--- START ---
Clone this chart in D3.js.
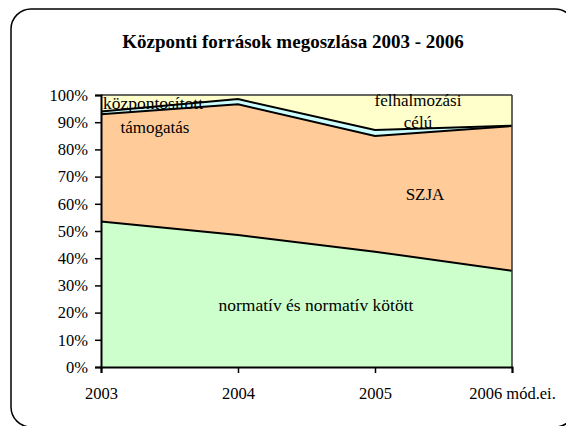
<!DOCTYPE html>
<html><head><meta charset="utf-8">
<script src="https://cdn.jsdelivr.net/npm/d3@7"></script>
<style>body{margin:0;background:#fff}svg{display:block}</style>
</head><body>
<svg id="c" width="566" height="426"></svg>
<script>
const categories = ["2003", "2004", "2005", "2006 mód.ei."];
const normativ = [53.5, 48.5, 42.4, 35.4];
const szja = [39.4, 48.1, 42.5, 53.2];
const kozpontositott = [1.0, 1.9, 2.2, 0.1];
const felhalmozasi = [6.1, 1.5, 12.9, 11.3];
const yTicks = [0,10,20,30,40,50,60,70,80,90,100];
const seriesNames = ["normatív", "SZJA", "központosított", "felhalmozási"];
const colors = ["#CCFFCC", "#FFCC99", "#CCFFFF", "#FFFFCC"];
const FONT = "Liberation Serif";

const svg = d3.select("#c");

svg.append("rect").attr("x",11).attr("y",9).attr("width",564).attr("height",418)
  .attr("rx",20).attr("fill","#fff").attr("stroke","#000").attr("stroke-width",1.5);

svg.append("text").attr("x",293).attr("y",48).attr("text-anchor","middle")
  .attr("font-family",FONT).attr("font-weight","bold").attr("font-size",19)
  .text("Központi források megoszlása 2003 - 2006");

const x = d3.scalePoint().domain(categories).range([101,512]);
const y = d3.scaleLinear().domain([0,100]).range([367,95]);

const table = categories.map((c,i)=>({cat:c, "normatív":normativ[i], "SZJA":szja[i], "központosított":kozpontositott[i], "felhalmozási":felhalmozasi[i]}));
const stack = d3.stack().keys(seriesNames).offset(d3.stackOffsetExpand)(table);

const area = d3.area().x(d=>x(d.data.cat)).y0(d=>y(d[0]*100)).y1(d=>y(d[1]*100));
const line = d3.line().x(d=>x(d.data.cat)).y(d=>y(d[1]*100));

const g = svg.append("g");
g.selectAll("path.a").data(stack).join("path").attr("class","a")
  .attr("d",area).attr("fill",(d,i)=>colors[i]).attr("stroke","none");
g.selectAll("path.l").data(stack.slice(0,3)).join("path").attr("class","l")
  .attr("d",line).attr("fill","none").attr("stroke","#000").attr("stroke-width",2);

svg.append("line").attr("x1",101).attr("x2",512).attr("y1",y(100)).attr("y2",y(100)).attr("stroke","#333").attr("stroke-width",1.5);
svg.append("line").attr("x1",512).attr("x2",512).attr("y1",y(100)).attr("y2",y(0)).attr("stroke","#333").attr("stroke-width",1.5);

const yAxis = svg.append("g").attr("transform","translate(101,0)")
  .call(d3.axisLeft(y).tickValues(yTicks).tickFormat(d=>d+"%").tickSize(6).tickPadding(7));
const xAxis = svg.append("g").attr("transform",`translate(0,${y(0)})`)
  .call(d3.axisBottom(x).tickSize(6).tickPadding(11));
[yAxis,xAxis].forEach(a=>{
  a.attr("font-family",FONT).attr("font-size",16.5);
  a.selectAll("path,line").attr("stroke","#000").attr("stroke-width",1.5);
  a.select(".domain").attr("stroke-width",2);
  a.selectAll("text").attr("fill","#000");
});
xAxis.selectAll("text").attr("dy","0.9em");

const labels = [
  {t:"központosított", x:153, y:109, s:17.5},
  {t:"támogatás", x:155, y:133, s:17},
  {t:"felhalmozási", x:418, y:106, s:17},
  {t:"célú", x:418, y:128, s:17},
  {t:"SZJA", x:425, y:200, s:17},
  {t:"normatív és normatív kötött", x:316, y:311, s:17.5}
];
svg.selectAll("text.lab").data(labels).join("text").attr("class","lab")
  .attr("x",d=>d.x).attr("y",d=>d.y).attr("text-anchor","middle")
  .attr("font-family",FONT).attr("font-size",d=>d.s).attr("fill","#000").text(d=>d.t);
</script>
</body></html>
--- END ---
--- START ---
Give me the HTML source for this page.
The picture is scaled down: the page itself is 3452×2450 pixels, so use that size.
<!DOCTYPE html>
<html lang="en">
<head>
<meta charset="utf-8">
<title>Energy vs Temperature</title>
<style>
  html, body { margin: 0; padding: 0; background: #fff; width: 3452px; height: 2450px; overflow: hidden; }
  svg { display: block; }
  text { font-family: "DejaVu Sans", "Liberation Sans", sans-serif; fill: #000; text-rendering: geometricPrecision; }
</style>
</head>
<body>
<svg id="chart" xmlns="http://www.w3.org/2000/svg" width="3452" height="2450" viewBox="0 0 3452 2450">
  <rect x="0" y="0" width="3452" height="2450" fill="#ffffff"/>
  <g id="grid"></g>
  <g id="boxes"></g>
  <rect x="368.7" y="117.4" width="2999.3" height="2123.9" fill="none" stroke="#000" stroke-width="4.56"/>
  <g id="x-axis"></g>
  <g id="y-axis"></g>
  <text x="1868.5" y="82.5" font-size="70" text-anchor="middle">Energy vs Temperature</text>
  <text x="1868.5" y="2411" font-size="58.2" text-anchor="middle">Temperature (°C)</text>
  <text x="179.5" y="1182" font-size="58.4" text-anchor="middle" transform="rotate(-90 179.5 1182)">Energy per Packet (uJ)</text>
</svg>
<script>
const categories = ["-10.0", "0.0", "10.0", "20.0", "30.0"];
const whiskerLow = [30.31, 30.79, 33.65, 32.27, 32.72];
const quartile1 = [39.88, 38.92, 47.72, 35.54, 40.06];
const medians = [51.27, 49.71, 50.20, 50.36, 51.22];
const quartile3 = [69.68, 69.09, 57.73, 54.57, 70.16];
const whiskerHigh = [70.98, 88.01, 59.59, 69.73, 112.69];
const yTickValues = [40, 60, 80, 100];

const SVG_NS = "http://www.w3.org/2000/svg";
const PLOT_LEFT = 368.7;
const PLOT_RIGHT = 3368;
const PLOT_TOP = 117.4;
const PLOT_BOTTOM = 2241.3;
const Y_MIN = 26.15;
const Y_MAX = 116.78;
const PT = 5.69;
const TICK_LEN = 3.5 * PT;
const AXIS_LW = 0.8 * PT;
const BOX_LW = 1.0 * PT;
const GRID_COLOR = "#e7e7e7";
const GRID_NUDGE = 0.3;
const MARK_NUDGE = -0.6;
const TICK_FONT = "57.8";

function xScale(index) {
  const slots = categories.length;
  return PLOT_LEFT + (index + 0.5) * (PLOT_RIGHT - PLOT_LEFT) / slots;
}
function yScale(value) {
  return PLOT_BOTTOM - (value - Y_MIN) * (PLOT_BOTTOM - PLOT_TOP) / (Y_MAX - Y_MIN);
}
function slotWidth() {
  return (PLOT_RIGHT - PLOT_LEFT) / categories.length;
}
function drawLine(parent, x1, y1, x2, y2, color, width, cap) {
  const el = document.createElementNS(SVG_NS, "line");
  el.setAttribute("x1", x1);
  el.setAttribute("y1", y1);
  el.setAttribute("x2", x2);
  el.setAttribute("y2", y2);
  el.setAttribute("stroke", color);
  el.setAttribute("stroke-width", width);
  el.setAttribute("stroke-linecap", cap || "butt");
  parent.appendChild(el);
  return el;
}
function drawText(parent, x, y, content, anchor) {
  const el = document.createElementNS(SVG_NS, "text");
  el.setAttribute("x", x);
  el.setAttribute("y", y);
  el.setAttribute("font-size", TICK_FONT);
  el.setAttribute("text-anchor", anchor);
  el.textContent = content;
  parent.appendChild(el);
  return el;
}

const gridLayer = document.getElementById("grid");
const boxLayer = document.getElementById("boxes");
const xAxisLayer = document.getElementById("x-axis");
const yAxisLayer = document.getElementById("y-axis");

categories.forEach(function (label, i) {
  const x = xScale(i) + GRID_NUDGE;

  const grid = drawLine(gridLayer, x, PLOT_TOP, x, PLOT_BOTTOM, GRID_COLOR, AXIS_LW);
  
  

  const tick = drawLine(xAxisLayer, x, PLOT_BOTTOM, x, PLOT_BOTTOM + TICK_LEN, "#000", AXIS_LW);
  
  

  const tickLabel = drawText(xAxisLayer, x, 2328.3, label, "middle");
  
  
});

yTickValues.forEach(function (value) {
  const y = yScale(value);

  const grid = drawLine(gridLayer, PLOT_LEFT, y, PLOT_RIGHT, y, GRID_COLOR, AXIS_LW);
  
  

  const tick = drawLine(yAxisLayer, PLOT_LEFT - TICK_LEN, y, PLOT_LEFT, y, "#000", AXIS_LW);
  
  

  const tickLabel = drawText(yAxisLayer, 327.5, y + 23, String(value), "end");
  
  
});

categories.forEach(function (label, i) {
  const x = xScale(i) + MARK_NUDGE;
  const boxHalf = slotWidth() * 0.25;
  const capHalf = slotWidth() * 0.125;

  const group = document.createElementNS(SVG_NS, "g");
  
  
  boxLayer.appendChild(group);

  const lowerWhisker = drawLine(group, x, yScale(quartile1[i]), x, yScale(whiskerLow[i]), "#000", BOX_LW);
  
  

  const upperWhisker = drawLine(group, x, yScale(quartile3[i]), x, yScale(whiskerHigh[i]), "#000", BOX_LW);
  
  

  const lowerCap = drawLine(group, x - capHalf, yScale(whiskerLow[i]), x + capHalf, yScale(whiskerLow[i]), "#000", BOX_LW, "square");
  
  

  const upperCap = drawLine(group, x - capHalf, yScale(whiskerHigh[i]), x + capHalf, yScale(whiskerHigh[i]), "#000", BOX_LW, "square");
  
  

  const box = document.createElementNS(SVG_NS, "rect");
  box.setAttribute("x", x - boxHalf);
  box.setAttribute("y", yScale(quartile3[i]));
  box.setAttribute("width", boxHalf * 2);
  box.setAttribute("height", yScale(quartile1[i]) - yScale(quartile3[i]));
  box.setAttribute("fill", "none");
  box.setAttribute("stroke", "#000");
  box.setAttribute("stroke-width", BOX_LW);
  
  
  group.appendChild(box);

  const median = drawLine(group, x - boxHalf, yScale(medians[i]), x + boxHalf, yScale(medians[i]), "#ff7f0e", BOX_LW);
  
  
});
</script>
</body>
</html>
--- END ---
--- START ---
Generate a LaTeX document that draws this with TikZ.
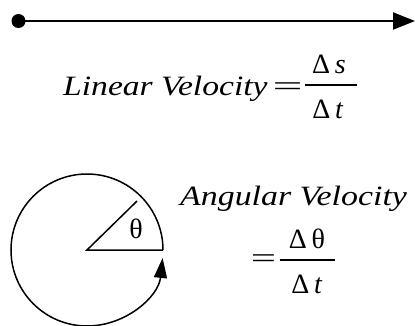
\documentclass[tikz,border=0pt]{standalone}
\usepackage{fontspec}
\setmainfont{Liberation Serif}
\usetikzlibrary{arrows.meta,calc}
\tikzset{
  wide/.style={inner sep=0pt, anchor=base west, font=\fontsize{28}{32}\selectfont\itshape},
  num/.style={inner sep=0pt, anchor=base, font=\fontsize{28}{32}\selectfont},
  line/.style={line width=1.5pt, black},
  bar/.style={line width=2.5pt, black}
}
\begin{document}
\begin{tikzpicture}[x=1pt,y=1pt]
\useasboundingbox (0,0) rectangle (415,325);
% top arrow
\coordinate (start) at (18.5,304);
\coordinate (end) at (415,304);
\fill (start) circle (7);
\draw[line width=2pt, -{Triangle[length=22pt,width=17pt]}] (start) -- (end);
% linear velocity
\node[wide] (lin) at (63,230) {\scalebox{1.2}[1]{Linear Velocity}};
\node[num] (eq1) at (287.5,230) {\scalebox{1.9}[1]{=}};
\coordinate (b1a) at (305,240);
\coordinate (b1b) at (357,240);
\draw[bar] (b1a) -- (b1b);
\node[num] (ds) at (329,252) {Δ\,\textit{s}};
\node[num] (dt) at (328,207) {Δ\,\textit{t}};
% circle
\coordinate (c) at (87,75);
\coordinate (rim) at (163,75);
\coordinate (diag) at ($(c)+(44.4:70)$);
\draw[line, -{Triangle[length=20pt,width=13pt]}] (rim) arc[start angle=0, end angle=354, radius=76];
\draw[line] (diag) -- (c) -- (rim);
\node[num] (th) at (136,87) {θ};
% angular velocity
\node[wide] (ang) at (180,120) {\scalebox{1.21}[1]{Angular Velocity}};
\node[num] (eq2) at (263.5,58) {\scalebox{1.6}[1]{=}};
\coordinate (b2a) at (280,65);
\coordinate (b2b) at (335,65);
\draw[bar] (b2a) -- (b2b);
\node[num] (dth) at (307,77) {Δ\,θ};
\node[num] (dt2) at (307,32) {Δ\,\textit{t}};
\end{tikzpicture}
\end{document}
--- END ---
Task details: Only the lines from the one with "Clone this chart in D3.js." down to the one with "források megoszlása 2003" belong in your copy, both ends included; write them out exactly and skip any pictures.

Full output:
Clone this chart in D3.js.
<!DOCTYPE html>
<html><head><meta charset="utf-8">
<script src="https://cdn.jsdelivr.net/npm/d3@7"></script>
<style>body{margin:0;background:#fff}svg{display:block}</style>
</head><body>
<svg id="c" width="566" height="426"></svg>
<script>
const categories = ["2003", "2004", "2005", "2006 mód.ei."];
const normativ = [53.5, 48.5, 42.4, 35.4];
const szja = [39.4, 48.1, 42.5, 53.2];
const kozpontositott = [1.0, 1.9, 2.2, 0.1];
const felhalmozasi = [6.1, 1.5, 12.9, 11.3];
const yTicks = [0,10,20,30,40,50,60,70,80,90,100];
const seriesNames = ["normatív", "SZJA", "központosított", "felhalmozási"];
const colors = ["#CCFFCC", "#FFCC99", "#CCFFFF", "#FFFFCC"];
const FONT = "Liberation Serif";

const svg = d3.select("#c");

svg.append("rect").attr("x",11).attr("y",9).attr("width",564).attr("height",418)
  .attr("rx",20).attr("fill","#fff").attr("stroke","#000").attr("stroke-width",1.5);

svg.append("text").attr("x",293).attr("y",48).attr("text-anchor","middle")
  .attr("font-family",FONT).attr("font-weight","bold").attr("font-size",19)
  .text("Központi források megoszlása 2003 - 2006");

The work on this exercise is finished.